Culture as deficit: a critical discourse analysis of the concept of culture in contemporary social work discourse
Journal of Sociology and Social Welfare, Sept, 2005 by Yoosun Park
Culture as Deficit
In the literature reviewed, "culture" is inscribed unambiguously as a signifier of difference: "a state of enlightened consciousness enables one to connect with culturally different others at a new level of excitement and joy" (McPhatter, 1997, p. 265); "problems experienced by culturally diverse persons" (Sowers-Hoag & Sandau-Beckler, 1996, p. 38). This difference is written as a particular marker for ethnic minorities and people of color. All of the reviewed articles employ the labels "minority," "people of color," and "ethnic" as synonyms for the "culturally different" and the "culturally diverse." Morelli (1998) states, for example that:
In the United States, our increasing populations of ethnic and racial minorities suffering with severe mental illnesses require culturally sensitive and culturally appropriate mental health services. The multiple facets of work involving culturally diverse individuals with severe mental illness challenge social work faculty to prepare students with salient, useful knowledge and skills. (p. 75)
Lieberman (1990), writes:
on the average, it is more likely that a person from a particular culture (let's say Hispanic) will display more of a particular characteristic--let's say a tendency to defer to the wishes of others--than a person from another culture where that value is less prevalent. (p. 109)
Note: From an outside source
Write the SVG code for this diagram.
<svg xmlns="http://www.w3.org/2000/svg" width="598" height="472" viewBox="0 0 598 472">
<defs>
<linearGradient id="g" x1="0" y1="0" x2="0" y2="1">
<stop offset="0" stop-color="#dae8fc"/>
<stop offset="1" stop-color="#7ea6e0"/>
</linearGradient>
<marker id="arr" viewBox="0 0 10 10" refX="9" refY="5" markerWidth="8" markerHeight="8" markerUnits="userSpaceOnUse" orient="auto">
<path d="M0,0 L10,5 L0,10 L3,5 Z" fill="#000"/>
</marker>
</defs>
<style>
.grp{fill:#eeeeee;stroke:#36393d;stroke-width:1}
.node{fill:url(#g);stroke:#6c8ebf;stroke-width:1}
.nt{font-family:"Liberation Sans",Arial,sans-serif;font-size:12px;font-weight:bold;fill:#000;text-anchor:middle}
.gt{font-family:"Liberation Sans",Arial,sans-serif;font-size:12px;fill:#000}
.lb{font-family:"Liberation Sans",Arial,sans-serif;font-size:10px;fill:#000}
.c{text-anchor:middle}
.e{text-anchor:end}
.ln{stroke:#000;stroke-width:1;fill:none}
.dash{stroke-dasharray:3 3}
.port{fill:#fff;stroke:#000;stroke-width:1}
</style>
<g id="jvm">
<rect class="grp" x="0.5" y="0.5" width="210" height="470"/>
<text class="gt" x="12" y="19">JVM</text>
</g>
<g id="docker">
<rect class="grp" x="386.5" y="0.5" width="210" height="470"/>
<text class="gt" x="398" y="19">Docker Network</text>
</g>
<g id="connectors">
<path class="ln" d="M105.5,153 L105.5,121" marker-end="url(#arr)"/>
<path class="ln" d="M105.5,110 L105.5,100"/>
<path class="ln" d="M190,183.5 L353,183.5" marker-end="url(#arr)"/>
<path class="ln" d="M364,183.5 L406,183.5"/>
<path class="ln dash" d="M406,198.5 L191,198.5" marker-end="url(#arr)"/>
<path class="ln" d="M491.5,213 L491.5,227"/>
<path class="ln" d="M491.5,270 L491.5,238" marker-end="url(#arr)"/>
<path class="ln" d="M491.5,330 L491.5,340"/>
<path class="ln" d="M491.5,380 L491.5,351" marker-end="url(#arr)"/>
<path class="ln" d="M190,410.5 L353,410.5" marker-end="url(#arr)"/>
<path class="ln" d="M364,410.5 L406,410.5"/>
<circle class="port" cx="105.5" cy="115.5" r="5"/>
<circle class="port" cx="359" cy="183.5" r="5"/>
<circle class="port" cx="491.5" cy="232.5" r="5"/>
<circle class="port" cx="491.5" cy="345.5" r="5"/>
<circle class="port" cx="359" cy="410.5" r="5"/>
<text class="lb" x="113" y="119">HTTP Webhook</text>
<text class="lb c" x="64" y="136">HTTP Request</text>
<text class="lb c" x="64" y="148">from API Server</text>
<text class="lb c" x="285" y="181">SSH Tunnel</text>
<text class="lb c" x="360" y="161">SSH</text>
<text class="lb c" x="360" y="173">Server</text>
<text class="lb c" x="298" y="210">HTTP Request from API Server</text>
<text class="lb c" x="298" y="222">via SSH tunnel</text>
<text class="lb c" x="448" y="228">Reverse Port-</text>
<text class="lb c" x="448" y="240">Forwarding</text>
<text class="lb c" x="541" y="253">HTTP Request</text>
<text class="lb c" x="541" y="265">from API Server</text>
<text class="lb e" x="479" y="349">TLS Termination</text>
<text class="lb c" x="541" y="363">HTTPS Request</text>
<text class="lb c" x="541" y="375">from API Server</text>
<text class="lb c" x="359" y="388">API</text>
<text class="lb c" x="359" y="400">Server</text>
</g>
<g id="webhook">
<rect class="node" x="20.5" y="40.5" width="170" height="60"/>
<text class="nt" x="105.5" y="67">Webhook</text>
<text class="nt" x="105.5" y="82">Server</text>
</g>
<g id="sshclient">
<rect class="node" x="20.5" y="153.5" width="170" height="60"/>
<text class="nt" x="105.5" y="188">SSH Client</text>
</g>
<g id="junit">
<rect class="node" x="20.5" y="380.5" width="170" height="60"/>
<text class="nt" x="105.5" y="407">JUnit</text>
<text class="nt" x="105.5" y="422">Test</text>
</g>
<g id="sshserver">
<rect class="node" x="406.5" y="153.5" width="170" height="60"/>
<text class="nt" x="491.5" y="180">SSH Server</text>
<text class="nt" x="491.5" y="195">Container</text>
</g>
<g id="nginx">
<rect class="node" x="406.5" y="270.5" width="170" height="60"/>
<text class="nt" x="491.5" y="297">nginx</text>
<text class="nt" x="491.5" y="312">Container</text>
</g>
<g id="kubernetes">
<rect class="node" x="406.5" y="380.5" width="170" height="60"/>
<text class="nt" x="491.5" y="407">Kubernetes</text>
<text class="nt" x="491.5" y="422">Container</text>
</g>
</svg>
That "culture" is conflated with race and ethnicity is conceptually and methdologically dubious; that it is invariably equated with minority races and ethnicities is cause for consternation. Deployed as a synonym for race, the traditional demarcator for difference in US society, and ethnicity, the sophisticated multifarious variant of "race," "culture" functions in this discourse as a referential demarcator measuring the distance these Others stand in relation to the Caucasian mainstream, inscribed in its turn as the "culture-free" norm. The inscription of "difference" begs the question "different from what?" Explicitly stated in some cases, (Pinderhughes, 1997; Mason et al, 1996; McPhatter, 1997; Lieberman, 1990) and implied in other cases (Sowers-Hoag & Sandau-Beckler, 1996; Haynes &Singh, 1992), the "white" mainstream as the point of comparison for difference and divergence is again consistent throughout the reviewed pieces. Lieberman (1990), referring to "Latino values," states in the most obvious example, that "when it comes to respect for the parents and the management of anger, the differences from Anglos are clear" (p. 108). Although,, this "cultural-sensitivity" accounting of group differences is a distinct improvement on the pernicious tradition of the mono-cultural grand narrative, this distinctively multiculturalist vision is not without problems.
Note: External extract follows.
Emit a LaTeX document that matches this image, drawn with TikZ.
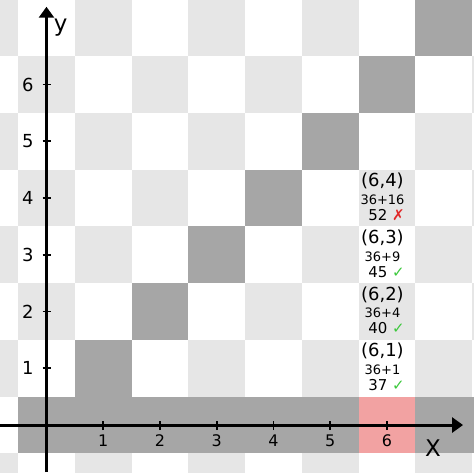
\documentclass[tikz,border=0pt]{standalone}
\usepackage{fontspec}
\setmainfont{DejaVu Sans}
\usepackage{xcolor}
\usepackage{tikz}
\usetikzlibrary{positioning,arrows.meta}
\definecolor{lightsq}{HTML}{E6E6E6}
\definecolor{darksq}{HTML}{A6A6A6}
\definecolor{hitsq}{HTML}{F2A2A2}
\definecolor{okgreen}{HTML}{3CC83C}
\definecolor{badred}{HTML}{E02828}
\newcommand{\okmark}{\textcolor{okgreen}{✓}}
\newcommand{\badmark}{\textcolor{badred}{✗}}

\begin{document}
\begin{tikzpicture}[
        axis/.style={line width=1.5pt,-{Triangle[width=7.5pt,length=5.5pt]}},
        axtick/.style={line width=0.9pt},
        xlbl/.style={font=\fontsize{8}{8}\selectfont,inner sep=0pt},
        ylbl/.style={font=\fontsize{9}{9}\selectfont,inner sep=0pt},
        axlbl/.style={font=\fontsize{11.5}{11.5}\selectfont,inner sep=0pt},
        pairlbl/.style={font=\fontsize{9}{9}\selectfont,inner sep=0pt},
        sumlbl/.style={font=\fontsize{6.5}{6.5}\selectfont,inner sep=0pt},
        totlbl/.style={font=\fontsize{7.5}{7.5}\selectfont,inner sep=0pt,anchor=east}]
        \useasboundingbox (-0.819,-0.828) rectangle (7.533,7.489);
        \clip (-0.819,-0.828) rectangle (7.533,7.489);
        % checkerboard
        \foreach \i in {-1,...,8}
          \foreach \j in {-1,...,7}{
            \pgfmathtruncatemacro{\pty}{mod(\i+\j+20,2)}
            \ifnum\pty=0 \fill[lightsq] (\i-0.5,\j-0.5) rectangle ++(1,1); \fi
          }
        \foreach \i in {0,...,8}
          \fill[darksq] (\i-0.5,-0.5) rectangle ++(1,1);
        \foreach \i in {1,...,7}
          \fill[darksq] (\i-0.5,\i-0.5) rectangle ++(1,1);
        \fill[hitsq] (5.5,-0.5) rectangle ++(1,1);
        % axes
        \coordinate (xs) at (-0.82,0);
        \coordinate (xe) at (7.34,0);
        \coordinate (ys) at (0,-0.83);
        \coordinate (ye) at (0,7.37);
        \draw[axis] (xs) -- (xe);
        \draw[axis] (ys) -- (ye);
        \foreach \n in {1,...,6}{
          \draw[axtick] (\n,-0.09) -- (\n,0.07);
          \node[xlbl] (x\n) at (\n,-0.28) {\n};
          \draw[axtick] (-0.07,\n) -- (0.08,\n);
          \node[ylbl] (y\n) at (-0.33,\n) {\n};
        }
        \node[axlbl] (ylab) at (0.25,7.0) {y};
        \node[axlbl] (xlab) at (6.81,-0.4) {X};
        % sums in column 6
        \foreach \k/\s/\r/\m in {1/1/37/\okmark,2/4/40/\okmark,3/9/45/\okmark,4/16/52/\badmark}{
          \node[pairlbl] (p\k) at (5.92,\k+0.3) {(6,\k)};
          \node[sumlbl] (s\k) at (5.92,\k-0.03) {36+\s};
          \node[totlbl] (t\k) at (6.32,\k-0.3) {\r\ \m};
        }
      \end{tikzpicture}
\end{document}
Against the blank, white backdrop of the "culture-free" mainstream, the "cultured" Others are made visible in sharp relief, and this visibility--a sign of separateness and differentiation from the standard--are inscriptions of marginality. Embedded in the conceptualization of culture as difference, in other words, is that of difference conceptualized as deficiency. "Culture" in this arithmetic is a marker for the periphery, a contradictory descriptor for a deficit, since to have "culture," in this schema, is to be assigned a position subordinate to that of those inscribed as without "culture." As the anthropologist Renato Rosaldo (1993) puts it, "the more power one has, the less culture one enjoys, and the more culture one has, the less power one wields" (p. 202). "Difference" or "diversity," linked to the notion of culture in social work discourse does not describe the overall variance among cultures; does not function as a neutral descriptor for heterogeneity, but is a unidirectional identifier for those who are not normative.